> _Work required_:
Return, exactly as written, every line from the first line of the data below through the line that contains "const carnitinaTicks = [0, 2, 4, 6, 8, 10, 12];".

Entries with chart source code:

· · · ·

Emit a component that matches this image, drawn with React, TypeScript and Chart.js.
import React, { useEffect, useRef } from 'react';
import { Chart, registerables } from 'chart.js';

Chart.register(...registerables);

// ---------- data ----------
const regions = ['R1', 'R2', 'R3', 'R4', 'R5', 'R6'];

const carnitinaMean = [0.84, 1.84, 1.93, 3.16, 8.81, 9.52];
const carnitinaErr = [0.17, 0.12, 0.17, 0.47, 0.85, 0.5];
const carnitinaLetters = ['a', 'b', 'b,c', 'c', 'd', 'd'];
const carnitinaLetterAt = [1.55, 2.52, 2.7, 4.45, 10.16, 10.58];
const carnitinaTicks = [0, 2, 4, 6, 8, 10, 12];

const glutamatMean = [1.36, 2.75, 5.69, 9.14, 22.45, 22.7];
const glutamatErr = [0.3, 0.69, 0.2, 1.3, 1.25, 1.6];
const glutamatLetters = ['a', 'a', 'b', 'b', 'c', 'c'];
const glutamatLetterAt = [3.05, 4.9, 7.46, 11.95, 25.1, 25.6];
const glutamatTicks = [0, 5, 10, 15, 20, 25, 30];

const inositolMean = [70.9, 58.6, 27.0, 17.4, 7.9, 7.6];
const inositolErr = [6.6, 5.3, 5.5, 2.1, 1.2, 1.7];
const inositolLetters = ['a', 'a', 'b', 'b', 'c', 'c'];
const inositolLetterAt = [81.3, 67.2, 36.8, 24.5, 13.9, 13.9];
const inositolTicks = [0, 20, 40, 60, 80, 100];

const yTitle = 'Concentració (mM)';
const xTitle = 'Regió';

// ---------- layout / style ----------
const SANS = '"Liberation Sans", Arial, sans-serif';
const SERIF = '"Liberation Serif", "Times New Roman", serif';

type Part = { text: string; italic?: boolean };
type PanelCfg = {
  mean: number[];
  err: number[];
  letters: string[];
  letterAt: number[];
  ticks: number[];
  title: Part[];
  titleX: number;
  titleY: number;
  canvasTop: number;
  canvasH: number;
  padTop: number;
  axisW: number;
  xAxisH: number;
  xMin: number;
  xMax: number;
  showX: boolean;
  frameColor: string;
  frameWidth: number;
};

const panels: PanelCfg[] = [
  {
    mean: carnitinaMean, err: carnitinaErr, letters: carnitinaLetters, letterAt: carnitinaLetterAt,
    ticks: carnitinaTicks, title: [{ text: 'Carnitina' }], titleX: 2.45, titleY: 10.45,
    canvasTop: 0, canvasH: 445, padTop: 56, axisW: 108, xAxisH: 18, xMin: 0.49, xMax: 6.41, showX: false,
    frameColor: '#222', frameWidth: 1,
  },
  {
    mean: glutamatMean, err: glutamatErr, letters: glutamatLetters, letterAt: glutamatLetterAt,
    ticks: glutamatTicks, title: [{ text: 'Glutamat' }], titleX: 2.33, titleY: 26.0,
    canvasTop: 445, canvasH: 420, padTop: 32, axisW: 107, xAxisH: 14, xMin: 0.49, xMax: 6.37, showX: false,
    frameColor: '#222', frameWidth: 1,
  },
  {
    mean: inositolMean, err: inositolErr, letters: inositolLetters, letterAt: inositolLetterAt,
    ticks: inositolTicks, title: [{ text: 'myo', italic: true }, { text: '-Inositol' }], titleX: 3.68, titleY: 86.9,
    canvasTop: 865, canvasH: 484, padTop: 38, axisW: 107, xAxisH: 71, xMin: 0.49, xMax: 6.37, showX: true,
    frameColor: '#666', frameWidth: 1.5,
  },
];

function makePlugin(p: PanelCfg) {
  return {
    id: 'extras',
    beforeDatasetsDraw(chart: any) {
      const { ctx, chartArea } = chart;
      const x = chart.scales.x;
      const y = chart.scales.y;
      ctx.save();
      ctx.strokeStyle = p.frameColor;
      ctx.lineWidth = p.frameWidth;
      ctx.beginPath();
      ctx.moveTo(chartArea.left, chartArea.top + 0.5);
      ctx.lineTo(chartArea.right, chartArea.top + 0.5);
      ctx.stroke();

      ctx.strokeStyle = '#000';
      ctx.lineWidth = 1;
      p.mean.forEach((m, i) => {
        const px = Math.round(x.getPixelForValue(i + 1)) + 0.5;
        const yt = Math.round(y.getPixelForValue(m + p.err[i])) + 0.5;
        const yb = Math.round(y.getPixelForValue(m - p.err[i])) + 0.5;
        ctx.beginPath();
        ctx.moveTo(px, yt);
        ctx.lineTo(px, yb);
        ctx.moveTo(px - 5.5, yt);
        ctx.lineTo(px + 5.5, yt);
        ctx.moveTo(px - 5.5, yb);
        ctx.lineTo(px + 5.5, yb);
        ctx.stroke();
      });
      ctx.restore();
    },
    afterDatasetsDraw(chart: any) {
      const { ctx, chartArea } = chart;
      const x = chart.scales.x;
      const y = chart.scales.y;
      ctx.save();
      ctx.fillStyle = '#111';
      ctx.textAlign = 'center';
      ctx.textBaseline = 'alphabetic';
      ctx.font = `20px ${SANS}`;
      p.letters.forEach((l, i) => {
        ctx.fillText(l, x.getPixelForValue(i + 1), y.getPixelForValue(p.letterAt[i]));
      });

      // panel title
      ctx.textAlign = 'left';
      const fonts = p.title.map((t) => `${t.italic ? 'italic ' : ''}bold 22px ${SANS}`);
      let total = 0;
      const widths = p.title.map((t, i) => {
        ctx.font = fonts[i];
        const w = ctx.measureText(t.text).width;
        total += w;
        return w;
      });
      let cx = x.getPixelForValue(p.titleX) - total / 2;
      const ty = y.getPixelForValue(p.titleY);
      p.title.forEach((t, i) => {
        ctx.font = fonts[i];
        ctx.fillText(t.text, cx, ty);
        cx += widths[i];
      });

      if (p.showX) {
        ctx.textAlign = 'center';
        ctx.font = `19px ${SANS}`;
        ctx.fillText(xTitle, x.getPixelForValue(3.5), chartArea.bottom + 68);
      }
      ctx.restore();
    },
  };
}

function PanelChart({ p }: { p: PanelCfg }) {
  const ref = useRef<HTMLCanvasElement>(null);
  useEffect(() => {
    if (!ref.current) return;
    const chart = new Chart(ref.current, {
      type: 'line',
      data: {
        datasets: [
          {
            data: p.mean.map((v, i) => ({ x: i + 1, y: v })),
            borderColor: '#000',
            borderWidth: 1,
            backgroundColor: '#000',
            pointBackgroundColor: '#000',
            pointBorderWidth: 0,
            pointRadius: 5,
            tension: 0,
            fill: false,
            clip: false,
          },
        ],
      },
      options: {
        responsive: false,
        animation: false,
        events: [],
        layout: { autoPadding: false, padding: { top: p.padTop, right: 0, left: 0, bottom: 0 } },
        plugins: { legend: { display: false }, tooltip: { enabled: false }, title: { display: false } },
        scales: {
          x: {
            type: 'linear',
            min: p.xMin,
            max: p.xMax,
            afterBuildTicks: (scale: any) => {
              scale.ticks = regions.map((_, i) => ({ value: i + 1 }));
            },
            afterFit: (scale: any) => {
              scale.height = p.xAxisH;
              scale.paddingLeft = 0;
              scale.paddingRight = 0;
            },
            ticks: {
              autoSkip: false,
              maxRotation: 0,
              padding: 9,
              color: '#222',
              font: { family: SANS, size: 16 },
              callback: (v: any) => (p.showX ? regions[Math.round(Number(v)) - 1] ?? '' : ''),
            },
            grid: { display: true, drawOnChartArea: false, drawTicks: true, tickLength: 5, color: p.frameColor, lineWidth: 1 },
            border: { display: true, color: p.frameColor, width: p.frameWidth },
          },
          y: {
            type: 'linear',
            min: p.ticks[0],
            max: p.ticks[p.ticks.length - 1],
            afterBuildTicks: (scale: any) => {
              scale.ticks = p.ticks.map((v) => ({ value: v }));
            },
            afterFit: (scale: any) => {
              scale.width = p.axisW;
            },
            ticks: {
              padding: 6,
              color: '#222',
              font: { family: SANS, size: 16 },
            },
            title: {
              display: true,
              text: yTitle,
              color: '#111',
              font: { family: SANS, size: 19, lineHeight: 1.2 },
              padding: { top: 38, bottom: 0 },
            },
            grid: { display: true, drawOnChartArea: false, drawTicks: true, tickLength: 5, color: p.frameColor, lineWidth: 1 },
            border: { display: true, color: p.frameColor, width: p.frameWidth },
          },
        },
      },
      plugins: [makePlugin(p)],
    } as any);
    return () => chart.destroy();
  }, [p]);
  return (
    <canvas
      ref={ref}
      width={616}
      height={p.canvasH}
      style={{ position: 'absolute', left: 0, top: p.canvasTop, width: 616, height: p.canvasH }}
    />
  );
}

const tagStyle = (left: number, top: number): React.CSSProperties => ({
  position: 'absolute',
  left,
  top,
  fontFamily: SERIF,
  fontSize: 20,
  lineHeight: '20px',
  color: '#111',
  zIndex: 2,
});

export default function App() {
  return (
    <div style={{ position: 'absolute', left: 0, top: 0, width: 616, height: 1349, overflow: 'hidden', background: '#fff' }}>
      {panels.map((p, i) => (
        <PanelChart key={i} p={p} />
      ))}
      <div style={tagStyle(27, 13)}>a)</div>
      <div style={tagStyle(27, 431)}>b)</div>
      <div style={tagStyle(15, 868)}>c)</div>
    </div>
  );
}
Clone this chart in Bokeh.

· · · ·

> _Response_:
Emit a component that matches this image, drawn with React, TypeScript and Chart.js.
import React, { useEffect, useRef } from 'react';
import { Chart, registerables } from 'chart.js';

Chart.register(...registerables);

// ---------- data ----------
const regions = ['R1', 'R2', 'R3', 'R4', 'R5', 'R6'];

const carnitinaMean = [0.84, 1.84, 1.93, 3.16, 8.81, 9.52];
const carnitinaErr = [0.17, 0.12, 0.17, 0.47, 0.85, 0.5];
const carnitinaLetters = ['a', 'b', 'b,c', 'c', 'd', 'd'];
const carnitinaLetterAt = [1.55, 2.52, 2.7, 4.45, 10.16, 10.58];
const carnitinaTicks = [0, 2, 4, 6, 8, 10, 12];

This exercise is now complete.